Case ID: idaho_47/html/0117-01.html
Source: Caselaw Access Project
Author: {"author": "GIYENS, J.", "license": "Public Domain", "url": "https://static.case.law/"}
Date Created: 2024-08-24T03:29:51.129683

(No. 5247.
    December 17, 1928.)
    STATE, Appellant, v. W. N. McCARTY, Respondent.
    [272 Pac. 695.]
    H. J. Swanson, for Appellant.
    
      Holden & Coffin and R. W. Jones, for Respondent.
   GIYENS, J.

Defendant was charged with the crime of receiving stolen goods. At the close of the State’s case, the defendant made a motion for a peremptory instruction to acquit on the grounds that the information was duplicitous and that there was a total absence of evidence tending to establish defendant’s guilt in certain vital particulars.
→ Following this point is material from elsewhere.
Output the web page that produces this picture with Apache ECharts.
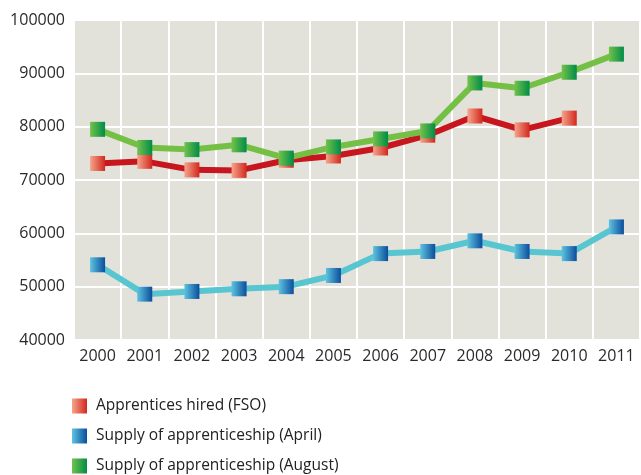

The motion was granted and the jury returned a verdict of not guilty.

We do not decide whether, if the information were duplicitous, an instruction to acquit would be proper because the information was not duplicitous. (C. S., sec. 8438; State v. Janks, 26 Ida. 567, 144 Pac. 779; State v. Brown et al., 36 Ida. 272, 211 Pac. 60; 17 R. C. L. 89; 34 Cyc. 523.) The court’s action, to be justified, therefore, must have been based upon the absence of any evidence showing defendant’s guilt.

At common law the trial judge had the same right to' give a peremptory instruction in a criminal proceeding that he had in a civil action. (Commonwealth v. Murphy, 33 Ky. Law Rep. 141, 109 S. W. 353.) The effect of C. S., see. 8963, is to limit this power, not to abolish it. Where there is no evidence on which to base a verdict of guilty, it is still the right and duty of the trial court, upon proper motion, to direct an acquittal. A Montana statute, identical with our own, has been so construed. (State v. Welch, 22 Mont. 92, 55 Pac. 927, 930; State v. Foster, 26 Mont. 71, 66 Pac. 565; State v. Tate, 55 Mont. 343, 177 Pac. 243; State v. Gomez, 58 Mont. 177, 190 Pac. 982; State v. Arnot, 79 Mont. 417, 256 Pac. 1083; see note in 17 A. L. R. 910.) "Where, however, the evidence is merely insufficient, the court must then advise the jury to acquit, which advice the jury is not bound to follow.

The above holding does not conflict with State v. Peck, 14 Ida. 712, 95 Pac. 515, and State v. Downing, 23 Ida. 540, 130 Pac. 461, where the question considered was not the total absence of evidence but the insufficiency of the evidence under C. S., sec. 8963.

The evidence is not in the transcript. In its absence we must presume the trial court correctly decided that there was a total lack of evidence, in which event, by reason of the above, his ruling will not be disturbed.

The judgment is affirmed.

Wm. E. Lee, C. J., and Budge and Taylor, JJ., concur.